The Fulton County Child Support Enforcement Agency enforces support orders through both administrative and judicial processes. Some enforcement methods are automatic while others are used when the non-residential party fails to pay support or to carry health insurance as ordered. There are several enforcement methods available that are used in attempt to collect support.
The most common and successful enforcement tool is the Income Withholding Order which is issued to the non-residential party’s employer or financial institution instructing them to withhold the child support and send it to Child Support Payment Central (CSPC). Ohio law mandates that if the non-residential party is working and has attachable income the Income Withholding Order must be in place.
Other sources of income that can be attached are:
- Unemployment Benefits
- Workers Compensation Benefits
- Checking or Savings Account
- Disability or Sick Pay
- Pensions/Retirement Pay
- Lump Sum and /or Bonus Payments
- Some Types of Social Security
Administrative Enforcement Tools
If a case is in ‘Default’, defined as failure to pay under a support order that is an amount greater than or equal to the amount of support payable under the support order for one month, there are several enforcement tools we can initiate. A Default Notice will issue to the non-residential party advising them of possible enforcement actions.

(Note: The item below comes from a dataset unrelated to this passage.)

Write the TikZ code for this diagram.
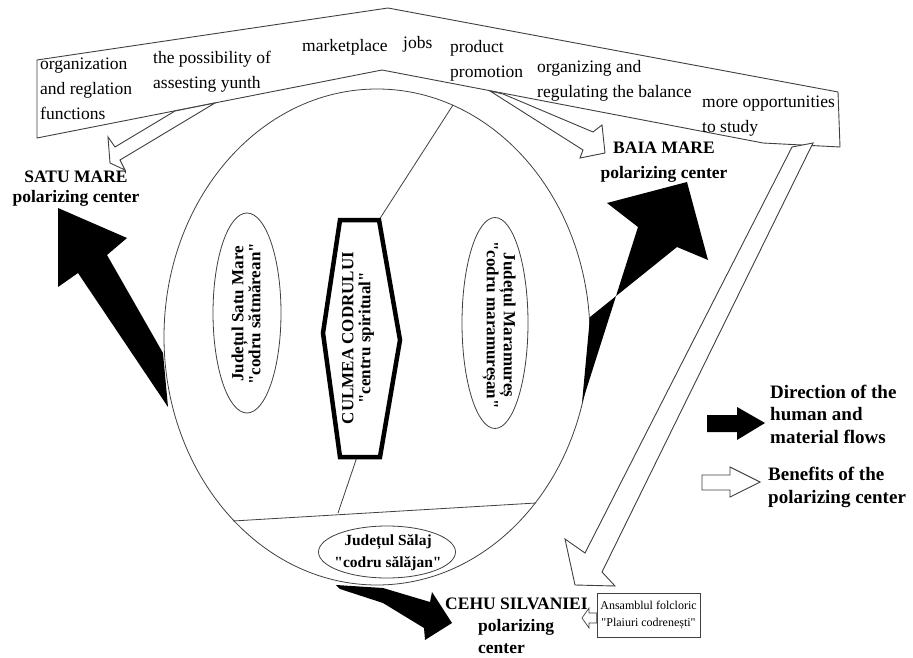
\documentclass[tikz,border=0pt]{standalone}
\usepackage{fontspec}
\setmainfont{Liberation Serif}[Ligatures=TeXOff]
\usetikzlibrary{shapes.geometric}
\begin{document}
\begin{tikzpicture}[x=1pt,y=-1pt,
  outline/.style={draw=black!75,line width=0.9pt},
  thinline/.style={draw=black!75,line width=0.8pt},
  blackarrow/.style={fill=black},
  whitearrow/.style={draw=black!75,fill=white,line width=0.9pt,line join=miter},
  bandtext/.style={font=\fontsize{17.5}{25}\selectfont,align=left,inner sep=0pt,anchor=base west},
  centerlabel/.style={font=\bfseries\fontsize{17.5}{25}\selectfont,align=center,inner sep=0pt},
  rottext/.style={font=\bfseries\fontsize{17}{17}\selectfont,align=center,inner sep=0pt},
  legendtext/.style={font=\bfseries\fontsize{19}{22.5}\selectfont,align=left,inner sep=0pt,anchor=base west},
  region/.style={ellipse,draw=black!75,line width=0.8pt,inner sep=0pt}
]
\useasboundingbox (0,0) rectangle (913,658);
\fill[white] (0,0) rectangle (913,658);

% top band
\draw[outline,fill=white] (37,60) -- (388,8) -- (838,92) -- (840,147) -- (763,143) -- (382,70) -- (37,138) -- cycle;

% (base anchor = baseline of the last line)
\node[bandtext] (t1) at (40,120) {organization\\and reglation\\functions};
\node[bandtext] (t2) at (153,89) {the possibility of\\assesting yunth};
\node[bandtext] (t3) at (302,52) {marketplace};
\node[bandtext] (t4) at (403,49) {jobs};
\node[bandtext] (t5) at (450,78) {product\\promotion};
\node[bandtext] (t6) at (537,98) {organizing and\\regulating the balance};
\node[bandtext] (t7) at (702,133) {more opportunities\\to study};

% big ellipse
\node[region,minimum width=426pt,minimum height=496pt] (big) at (377,337) {};

% hexagon vertices
\coordinate (h1) at (340,220);
\coordinate (h2) at (379,220);
\coordinate (h3) at (400,340);
\coordinate (h4) at (380,457);
\coordinate (h5) at (340,457);
\coordinate (h6) at (323,333);

% dividing lines
\coordinate (top) at (453,105);
\coordinate (dl) at (233,521);
\coordinate (dr) at (536,503);
\coordinate (dm) at (338,513);
\coordinate (hb) at (357,457);
\draw[thinline] (top) -- (h2);
\draw[thinline] (hb) -- (dm);
\draw[thinline] (dl) -- (dr);

\draw[line width=4.5pt,line join=miter,fill=white] (h1) -- (h2) -- (h3) -- (h4) -- (h5) -- (h6) -- cycle;
\node[rottext,rotate=90] (culmea) at (358,338) {CULMEA CODRULUI\\"centru spiritual"};

% inner ellipses
\node[region,minimum width=68pt,minimum height=200pt] (sm) at (247,313) {};
\node[rottext,rotate=90] (smt) at (246,314) {Județul Satu Mare\\"codru sătmărean"};
\node[region,minimum width=66pt,minimum height=211pt] (mm) at (495,323) {};
\node[rottext,rotate=-90] (mmt) at (499,325) {Județul Maramureș\\"codru maramureșan"};
\node[region,minimum width=137pt,minimum height=52pt] (sj) at (387,552) {};
\node[font=\bfseries\fontsize{15.5}{22}\selectfont,align=center,inner sep=0pt] (sjt) at (388,553) {Județul Sălaj\\"codru sălăjan"};

% black arrows
\fill[blackarrow] (168,407) -- (78,273) -- (58,287) -- (58,208) -- (127,238) -- (107,255) -- (163,353) -- cycle;
\fill[blackarrow] (582,403) -- (638,227) -- (607,203) -- (687,182) -- (708,260) -- (677,247) -- (590,317) -- cycle;
\fill[blackarrow] (336,585) -- (383,588) -- (430,602) -- (432,592) -- (452,623) -- (425,640) -- (424,628) -- (383,603) -- (340,589) -- cycle;

% white arrows
\draw[whitearrow] (175,111) -- (115,147) -- (108,137) -- (110,163) -- (125,170) -- (120,160) -- (215,103) -- cycle;
\draw[whitearrow] (490,91) -- (583,150) -- (580,158) -- (605,153) -- (602,125) -- (593,132) -- (503,94) -- cycle;
\draw[whitearrow] (792,147) -- (585,553) -- (565,539) -- (575,585) -- (615,586) -- (602,572) -- (813,143) -- cycle;

% center labels
\node[centerlabel,font=\bfseries\fontsize{17.5}{20}\selectfont] (satu) at (76,189) {SATU MARE\\polarizing center};
\node[centerlabel] (baia) at (664,162) {BAIA MARE\\polarizing center};
\node[font=\bfseries\fontsize{17.5}{22}\selectfont,align=left,inner sep=0pt,anchor=base west] (cehu) at (445,653) {CEHU SILVANIEI\\\hspace*{33pt}polarizing\\\hspace*{33pt}center};

% ansamblu box
\node[draw=black!75,line width=0.8pt,minimum width=103pt,minimum height=44pt,inner sep=1pt,align=center,font=\fontsize{12}{17}\selectfont] (ans) at (648.5,615) {Ansamblul folcloric\\"Plaiuri codrenești"};
\draw[whitearrow,line width=0.7pt] (582,618) -- (589,608) -- (589,613) -- (ans.west |- 0,613) -- (ans.west |- 0,623) -- (589,623) -- (589,628) -- cycle;

% legend
\fill[blackarrow] (707,415) -- (737,415) -- (737,407) -- (765,423) -- (737,440) -- (737,432) -- (707,432) -- cycle;
\draw[whitearrow] (702,475) -- (730,475) -- (730,467) -- (760,482) -- (730,497) -- (730,490) -- (702,490) -- cycle;
\node[legendtext] (leg1) at (770,443) {Direction of the\\human and\\material flows};
\node[legendtext] (leg2) at (768,503) {Benefits of the\\polarizing center};
\end{tikzpicture}
\end{document}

- The past due balance can be submitted the Credit Reporting Agencies (CRA)
- Current Professional License, Recreational License and/or Drivers’ License can be suspended.
- State and Federal Tax Returns may be intercepted to pay towards the arrears.
- FIDM (Freeze and Seize Bank Accounts)
- Deny or Seize Passports
- Face to Face Interviews
Judicial Enforcement Tools:
Judicial enforcement tools are used when the Administrative tools are not successful. These include the following:
- Referral to Court for Contempt charges.
- Felony Non-Support Prosecution.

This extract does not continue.